Urbe irreal
La Telaraña en El Mundo.
Salgo a la calle Olmos y casi me atropella un joven en
monopatín. Apenas sí lo veo por el rabillo del ojo, pero un silbido serpenteante,
como una especie de latigazo en el aire, me deja varado en mitad de la calle y
también de mí mismo. Pasa a veces que a uno le sucede cualquier cosa y el mundo
se le paraliza algo así como un instante y piensa, entonces, que ha vuelto a
nacer o que sigue vivo de prestado, de chiripa, tal vez por necesidad o por azar;
pero no es así. Vivir es, precisamente, saber que uno no puede detenerse ni un
instante, ni el instante maldito ese en que se nos encoge el corazón o el alma
(o quizá ambos) porque nos queremos detener, porque nos queremos bajar del mundo,
porque no queremos ir adonde nos llevan, indefectiblemente, a rastras o a
empellones, mediante engaños y promesas, porque no queremos tener absolutamente
nada que ver con la superficialidad y la ignorancia inconscientes de la mayoría,
con el despilfarro y la corrupción imperdonables de quienes nos gobiernan, con
el pensamiento único y letal del populismo y los nacionalismos identitarios. Me
repugna esa indigencia mental, ese relativismo colectivo, tan de nuestros días,
que da en no creer en nada. En nada.
Salgo a la calle Olmos una vez más y otra y otra y sigo, por
supuesto, sorteando jóvenes y no tan jóvenes en monopatín mientras me sumo a la
lenta marcha bajo el peso plúmbeo del calor, la luz mórbida y engañosa del
verano, el paso indeciso (casi siempre guiados por algún móvil con el GPS
enloquecido) de los turistas por entre el rumor cristalino de los bares, las
tiendas de ropa, los puestos de helados, los abigarrados bazares de los chinos.
Salgo a la calle Olmos y la ciudad entera se despereza (atormentada
urbe irreal) a mi paso. Camino lento y tomo notas, a veces, como quien intenta
jugar al escondite con las ideas y hasta cogerlas al vuelo, aunque aún no hayan
cuajado. Ya cuajarán si han de hacerlo.
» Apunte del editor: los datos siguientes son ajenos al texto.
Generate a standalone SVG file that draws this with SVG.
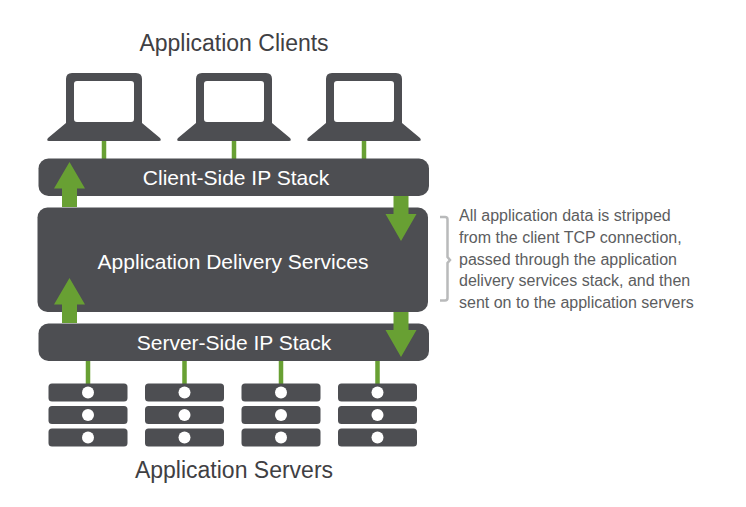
<svg xmlns="http://www.w3.org/2000/svg" width="746" height="507" viewBox="0 0 746 507">
<style>
.bar{fill:#4d4e52}
.t{font-family:"Liberation Sans",Arial,sans-serif;fill:#3f4043}
.w{font-family:"Liberation Sans",Arial,sans-serif;fill:#fff;font-size:21px;text-anchor:middle}
.note{font-family:"Liberation Sans",Arial,sans-serif;fill:#5c5d60;font-size:16px}
.link{stroke:#68a033;stroke-width:4.5;fill:none}
.arrow{fill:#68a033}
.dot{fill:#fff}
</style>
<defs>
<g id="laptop"><path class="bar" fill-rule="evenodd" d="M-32 -68H32Q38 -68 38 -62V-18L56 -3Q58 0 55 0H-55Q-58 0 -56 -3L-38 -18V-62Q-38 -68 -32 -68ZM-27 -60Q-30 -60 -30 -57V-22Q-30 -19 -27 -19H27Q30 -19 30 -22V-57Q30 -60 27 -60Z"/></g>
<g id="server">
<rect class="bar" x="-39.5" y="0" width="79" height="18" rx="3.5"/><circle class="dot" cx="0" cy="9" r="6"/>
<rect class="bar" x="-39.5" y="22.5" width="79" height="18" rx="3.5"/><circle class="dot" cx="0" cy="31.5" r="6"/>
<rect class="bar" x="-39.5" y="45" width="79" height="18" rx="3.5"/><circle class="dot" cx="0" cy="54" r="6"/>
</g>
<path id="up" class="arrow" d="M0 0L15.5 26.5H7.5V45H-7.5V26.5H-15.5Z"/>
<path id="down" class="arrow" d="M0 0L15.5 -27H7.5V-45H-7.5V-27H-15.5Z"/>
</defs>
<g id="connectors">
<path class="link" d="M104 141V159M234 141V159M364 141V159M88 361V384M184.500 361V384M281 361V384M377.500 361V384"/>
</g>
<text id="title-clients" class="t" x="234" y="51" font-size="23" text-anchor="middle">Application Clients</text>
<g id="client-1"><use href="#laptop" x="104" y="141"/></g>
<g id="client-2"><use href="#laptop" x="234" y="141"/></g>
<g id="client-3"><use href="#laptop" x="364" y="141"/></g>
<g id="client-stack"><rect class="bar" x="38.500" y="158.500" width="390.500" height="37.500" rx="10"/><text class="w" x="236" y="184.500">Client-Side IP Stack</text></g>
<g id="delivery"><rect class="bar" x="37.500" y="207.500" width="390.500" height="104.500" rx="10"/><text class="w" x="233" y="268.500" font-size="21">Application Delivery Services</text></g>
<g id="server-stack"><rect class="bar" x="38.500" y="323.500" width="390.500" height="37.500" rx="10"/><text class="w" x="234" y="349.500">Server-Side IP Stack</text></g>
<g id="server-1"><use href="#server" x="88" y="383.500"/></g>
<g id="server-2"><use href="#server" x="184.500" y="383.500"/></g>
<g id="server-3"><use href="#server" x="281" y="383.500"/></g>
<g id="server-4"><use href="#server" x="377.500" y="383.500"/></g>
<g id="arrows">
<use href="#up" x="69.500" y="162"/>
<use href="#up" x="69.500" y="278"/>
<use href="#down" x="401" y="241"/>
<use href="#down" x="401" y="357"/>
</g>
<text id="title-servers" class="t" x="234" y="478" font-size="23" text-anchor="middle">Application Servers</text>
<g id="note">
<path d="M440 217H445Q447.500 217 447.500 219.500V257L450 260L447.500 263V298Q447.500 300.500 445 300.500H440" fill="none" stroke="#b9babb" stroke-width="2.500"/>
<text class="note"><tspan x="459" y="221">All application data is stripped</tspan><tspan x="459" y="242.500">from the client TCP connection,</tspan><tspan x="459" y="264.500">passed through the application</tspan><tspan x="459" y="286">delivery services stack, and then</tspan><tspan x="459" y="308">sent on to the application servers</tspan></text>
</g>
</svg>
La ciudad no es una suma de barrios más
o menos infernales o paradisíacos, en absoluto; la ciudad es el latido profundo
de este instante en que aprieto, distraído, el paso y doblo esquinas sin
detenerme en ningún lado, porque ya quedaron muy atrás los días en que uno
buscaba refugios donde amartillar la soledad (o cualquier otra estupidez
similar relacionada, sobre todo, con el arte o la cultura, con esa venta
literal de humo que tantas humaredas literarias produce y seguirá produciendo)
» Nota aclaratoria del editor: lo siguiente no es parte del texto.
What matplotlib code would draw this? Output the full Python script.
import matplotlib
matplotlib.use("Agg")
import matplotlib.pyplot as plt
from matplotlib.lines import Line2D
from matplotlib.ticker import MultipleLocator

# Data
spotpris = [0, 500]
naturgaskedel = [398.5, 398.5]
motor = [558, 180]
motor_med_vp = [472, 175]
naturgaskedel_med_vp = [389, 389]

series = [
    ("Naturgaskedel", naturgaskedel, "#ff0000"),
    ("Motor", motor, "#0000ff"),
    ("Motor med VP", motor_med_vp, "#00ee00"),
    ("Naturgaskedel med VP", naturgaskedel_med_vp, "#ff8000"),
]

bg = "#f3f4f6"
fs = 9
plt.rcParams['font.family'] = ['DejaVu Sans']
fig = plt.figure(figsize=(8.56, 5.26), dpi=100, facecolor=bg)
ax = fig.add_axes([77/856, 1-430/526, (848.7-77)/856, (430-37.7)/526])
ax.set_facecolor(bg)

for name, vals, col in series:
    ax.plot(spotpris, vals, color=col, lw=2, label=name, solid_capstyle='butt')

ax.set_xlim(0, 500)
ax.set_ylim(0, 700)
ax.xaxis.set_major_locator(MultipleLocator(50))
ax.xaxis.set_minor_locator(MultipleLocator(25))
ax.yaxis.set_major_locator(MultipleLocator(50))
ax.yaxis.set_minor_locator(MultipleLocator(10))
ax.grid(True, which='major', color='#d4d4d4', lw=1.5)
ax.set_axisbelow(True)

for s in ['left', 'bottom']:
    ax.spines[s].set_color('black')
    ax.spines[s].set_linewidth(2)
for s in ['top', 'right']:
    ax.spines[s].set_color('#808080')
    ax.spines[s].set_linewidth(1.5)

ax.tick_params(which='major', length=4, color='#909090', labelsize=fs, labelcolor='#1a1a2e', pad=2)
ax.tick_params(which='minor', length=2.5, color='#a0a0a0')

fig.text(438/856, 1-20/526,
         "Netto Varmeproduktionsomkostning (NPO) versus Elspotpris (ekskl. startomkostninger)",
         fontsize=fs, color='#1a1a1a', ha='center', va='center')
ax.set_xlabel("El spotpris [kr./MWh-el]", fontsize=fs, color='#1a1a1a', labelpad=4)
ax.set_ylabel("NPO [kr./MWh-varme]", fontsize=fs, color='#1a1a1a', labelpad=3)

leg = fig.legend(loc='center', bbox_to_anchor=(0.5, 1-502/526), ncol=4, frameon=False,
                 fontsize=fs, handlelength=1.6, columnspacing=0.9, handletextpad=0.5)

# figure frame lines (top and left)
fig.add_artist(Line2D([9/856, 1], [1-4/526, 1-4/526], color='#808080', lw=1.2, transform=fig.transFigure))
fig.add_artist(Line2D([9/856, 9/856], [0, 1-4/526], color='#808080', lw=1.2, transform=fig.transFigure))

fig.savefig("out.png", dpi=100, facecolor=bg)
y el único palacio de invierno lo tengo, como no podía ser de otra forma, en mi
propia casa: los ventanales absolutamente abiertos sobre la calle Olmos, el
aire acondicionado rumiando de impotencia como un vertiginoso joven en
monopatín a punto de atropellarme, a punto de caer como la noche sobre mí mismo
y el silencio. Cuánto adoro el silencio y, sin embargo.